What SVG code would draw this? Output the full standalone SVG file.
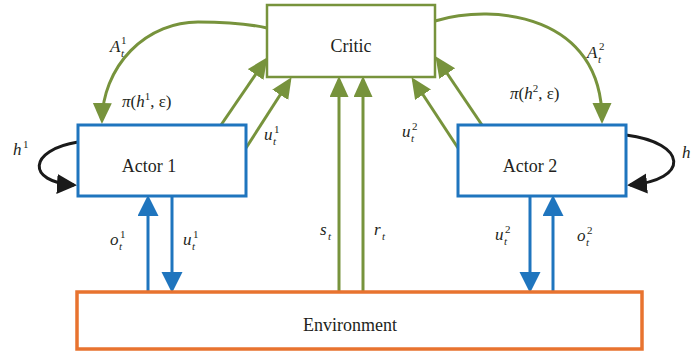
<svg xmlns="http://www.w3.org/2000/svg" width="691" height="353" viewBox="0 0 691 353" font-family="'Liberation Serif', 'Times New Roman', Tinos, 'DejaVu Serif', serif">
<defs>
<style>
.box{fill:#fff}
.g{stroke:#77933C;fill:none;stroke-width:3}
.b{stroke:#1F75BE;fill:none;stroke-width:3}
.k{stroke:#1a1a1a;fill:none;stroke-width:3}
text{font-family:'Liberation Serif','Times New Roman',Tinos,'DejaVu Serif',serif;fill:#231f20}
.lbl{font-size:18px}
.v{font-size:17px;font-style:italic}
.sp{font-size:11px}
.si{font-size:11px;font-style:italic}
</style>
<marker id="ag" markerUnits="userSpaceOnUse" markerWidth="22" markerHeight="20" refX="17" refY="9.5" orient="auto" viewBox="0 0 22 20"><path d="M0,0 L21,9.5 L0,19 z" fill="#77933C"/></marker>
<marker id="ab" markerUnits="userSpaceOnUse" markerWidth="22" markerHeight="22" refX="17" refY="10.5" orient="auto" viewBox="0 0 22 22"><path d="M0,0 L21,10.5 L0,21 z" fill="#1F75BE"/></marker>
<marker id="ak" markerUnits="userSpaceOnUse" markerWidth="22" markerHeight="22" refX="17" refY="10" orient="auto" viewBox="0 0 22 22"><path d="M0,0 L20,10 L0,20 z" fill="#1a1a1a"/></marker>
</defs>

<g id="connectors">
  <path class="g" d="M267,28 C245,23 220,22 198,22 A96,100 0 0 0 102,120" marker-end="url(#ag)"/>
  <path class="g" d="M435,21 C495,3 602,15 602,120" marker-end="url(#ag)"/>
  <path class="g" d="M221,125 L265.2,60.5" marker-end="url(#ag)"/>
  <path class="g" d="M246,148 L289.4,80.5" marker-end="url(#ag)"/>
  <path class="g" d="M482,125 L437.7,59.5" marker-end="url(#ag)"/>
  <path class="g" d="M458,148 L413.7,80.5" marker-end="url(#ag)"/>
  <path class="g" d="M339,292 L339,80" marker-end="url(#ag)"/>
  <path class="g" d="M363,292 L363,80" marker-end="url(#ag)"/>
  <path class="b" d="M148,292 L148,199" marker-end="url(#ab)"/>
  <path class="b" d="M172,196 L172,289" marker-end="url(#ab)"/>
  <path class="b" d="M530,196 L530,289" marker-end="url(#ab)"/>
  <path class="b" d="M553,292 L553,199" marker-end="url(#ab)"/>
  <path class="k" d="M78,142 C28,150 26,182 74,185" marker-end="url(#ak)"/>
  <path class="k" d="M626,135 C688,143 690,180 630,185" marker-end="url(#ak)"/>
</g>

<g id="critic">
  <rect class="box" x="267" y="5" width="168" height="72" stroke="#77933C" stroke-width="2.5"/>
  <text class="lbl" x="351" y="52" text-anchor="middle">Critic</text>
</g>
<g id="actor1">
  <rect class="box" x="78" y="125" width="168" height="71" stroke="#1F75BE" stroke-width="3"/>
  <text class="lbl" x="149" y="172" text-anchor="middle">Actor 1</text>
</g>
<g id="actor2">
  <rect class="box" x="458" y="125" width="168" height="71" stroke="#1F75BE" stroke-width="3"/>
  <text class="lbl" x="530" y="172" text-anchor="middle">Actor 2</text>
</g>
<g id="environment">
  <rect class="box" x="77" y="292" width="565" height="57" stroke="#E8732F" stroke-width="3.5"/>
  <text class="lbl" x="350" y="331" text-anchor="middle">Environment</text>
</g>

<g id="labels">
  <text class="v" x="110" y="52">A</text><text class="sp" x="121" y="44">1</text><text class="si" x="121" y="57">t</text>
  <text class="v" x="587" y="58">A</text><text class="sp" x="599" y="50">2</text><text class="si" x="598" y="63">t</text>
  <text x="122" y="107" font-size="17"><tspan font-style="italic">π</tspan>(<tspan font-style="italic">h</tspan><tspan font-size="11" dy="-7">1</tspan><tspan dy="7">, ε)</tspan></text>
  <text x="510" y="99" font-size="17"><tspan font-style="italic">π</tspan>(<tspan font-style="italic">h</tspan><tspan font-size="11" dy="-7">2</tspan><tspan dy="7">, ε)</tspan></text>
  <text class="v" x="13" y="155">h</text><text class="sp" x="23" y="148">1</text>
  <text class="v" x="682" y="158">h</text>
  <text class="v" x="264" y="140">u</text><text class="sp" x="274" y="133">1</text><text class="si" x="273" y="145">t</text>
  <text class="v" x="402" y="137">u</text><text class="sp" x="412" y="130">2</text><text class="si" x="411" y="142">t</text>
  <text class="v" x="110" y="245">o</text><text class="sp" x="120" y="238">1</text><text class="si" x="119" y="250">t</text>
  <text class="v" x="183" y="245">u</text><text class="sp" x="193" y="238">1</text><text class="si" x="192" y="250">t</text>
  <text class="v" x="495" y="240">u</text><text class="sp" x="505" y="233">2</text><text class="si" x="504" y="245">t</text>
  <text class="v" x="577" y="241">o</text><text class="sp" x="587" y="234">2</text><text class="si" x="586" y="246">t</text>
  <text class="v" x="320" y="235">s</text><text class="si" x="328" y="240">t</text>
  <text class="v" x="374" y="235">r</text><text class="si" x="382" y="240">t</text>
</g>
</svg>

• **Task instructions**:
Copy the data exactly. Any picture it contains is to be omitted.

• **Solution to this task**:
What SVG code would draw this? Output the full standalone SVG file.
<svg xmlns="http://www.w3.org/2000/svg" width="691" height="353" viewBox="0 0 691 353" font-family="'Liberation Serif', 'Times New Roman', Tinos, 'DejaVu Serif', serif">
<defs>
<style>
.box{fill:#fff}
.g{stroke:#77933C;fill:none;stroke-width:3}
.b{stroke:#1F75BE;fill:none;stroke-width:3}
.k{stroke:#1a1a1a;fill:none;stroke-width:3}
text{font-family:'Liberation Serif','Times New Roman',Tinos,'DejaVu Serif',serif;fill:#231f20}
.lbl{font-size:18px}
.v{font-size:17px;font-style:italic}
.sp{font-size:11px}
.si{font-size:11px;font-style:italic}
</style>
<marker id="ag" markerUnits="userSpaceOnUse" markerWidth="22" markerHeight="20" refX="17" refY="9.5" orient="auto" viewBox="0 0 22 20"><path d="M0,0 L21,9.5 L0,19 z" fill="#77933C"/></marker>
<marker id="ab" markerUnits="userSpaceOnUse" markerWidth="22" markerHeight="22" refX="17" refY="10.5" orient="auto" viewBox="0 0 22 22"><path d="M0,0 L21,10.5 L0,21 z" fill="#1F75BE"/></marker>
<marker id="ak" markerUnits="userSpaceOnUse" markerWidth="22" markerHeight="22" refX="17" refY="10" orient="auto" viewBox="0 0 22 22"><path d="M0,0 L20,10 L0,20 z" fill="#1a1a1a"/></marker>
</defs>

<g id="connectors">
  <path class="g" d="M267,28 C245,23 220,22 198,22 A96,100 0 0 0 102,120" marker-end="url(#ag)"/>
  <path class="g" d="M435,21 C495,3 602,15 602,120" marker-end="url(#ag)"/>
  <path class="g" d="M221,125 L265.2,60.5" marker-end="url(#ag)"/>
  <path class="g" d="M246,148 L289.4,80.5" marker-end="url(#ag)"/>
  <path class="g" d="M482,125 L437.7,59.5" marker-end="url(#ag)"/>
  <path class="g" d="M458,148 L413.7,80.5" marker-end="url(#ag)"/>
  <path class="g" d="M339,292 L339,80" marker-end="url(#ag)"/>
  <path class="g" d="M363,292 L363,80" marker-end="url(#ag)"/>
  <path class="b" d="M148,292 L148,199" marker-end="url(#ab)"/>
  <path class="b" d="M172,196 L172,289" marker-end="url(#ab)"/>
  <path class="b" d="M530,196 L530,289" marker-end="url(#ab)"/>
  <path class="b" d="M553,292 L553,199" marker-end="url(#ab)"/>
  <path class="k" d="M78,142 C28,150 26,182 74,185" marker-end="url(#ak)"/>
  <path class="k" d="M626,135 C688,143 690,180 630,185" marker-end="url(#ak)"/>
</g>

<g id="critic">
  <rect class="box" x="267" y="5" width="168" height="72" stroke="#77933C" stroke-width="2.5"/>
  <text class="lbl" x="351" y="52" text-anchor="middle">Critic</text>
</g>
<g id="actor1">
  <rect class="box" x="78" y="125" width="168" height="71" stroke="#1F75BE" stroke-width="3"/>
  <text class="lbl" x="149" y="172" text-anchor="middle">Actor 1</text>
</g>
<g id="actor2">
  <rect class="box" x="458" y="125" width="168" height="71" stroke="#1F75BE" stroke-width="3"/>
  <text class="lbl" x="530" y="172" text-anchor="middle">Actor 2</text>
</g>
<g id="environment">
  <rect class="box" x="77" y="292" width="565" height="57" stroke="#E8732F" stroke-width="3.5"/>
  <text class="lbl" x="350" y="331" text-anchor="middle">Environment</text>
</g>

<g id="labels">
  <text class="v" x="110" y="52">A</text><text class="sp" x="121" y="44">1</text><text class="si" x="121" y="57">t</text>
  <text class="v" x="587" y="58">A</text><text class="sp" x="599" y="50">2</text><text class="si" x="598" y="63">t</text>
  <text x="122" y="107" font-size="17"><tspan font-style="italic">π</tspan>(<tspan font-style="italic">h</tspan><tspan font-size="11" dy="-7">1</tspan><tspan dy="7">, ε)</tspan></text>
  <text x="510" y="99" font-size="17"><tspan font-style="italic">π</tspan>(<tspan font-style="italic">h</tspan><tspan font-size="11" dy="-7">2</tspan><tspan dy="7">, ε)</tspan></text>
  <text class="v" x="13" y="155">h</text><text class="sp" x="23" y="148">1</text>
  <text class="v" x="682" y="158">h</text>
  <text class="v" x="264" y="140">u</text><text class="sp" x="274" y="133">1</text><text class="si" x="273" y="145">t</text>
  <text class="v" x="402" y="137">u</text><text class="sp" x="412" y="130">2</text><text class="si" x="411" y="142">t</text>
  <text class="v" x="110" y="245">o</text><text class="sp" x="120" y="238">1</text><text class="si" x="119" y="250">t</text>
  <text class="v" x="183" y="245">u</text><text class="sp" x="193" y="238">1</text><text class="si" x="192" y="250">t</text>
  <text class="v" x="495" y="240">u</text><text class="sp" x="505" y="233">2</text><text class="si" x="504" y="245">t</text>
  <text class="v" x="577" y="241">o</text><text class="sp" x="587" y="234">2</text><text class="si" x="586" y="246">t</text>
  <text class="v" x="320" y="235">s</text><text class="si" x="328" y="240">t</text>
  <text class="v" x="374" y="235">r</text><text class="si" x="382" y="240">t</text>
</g>
</svg>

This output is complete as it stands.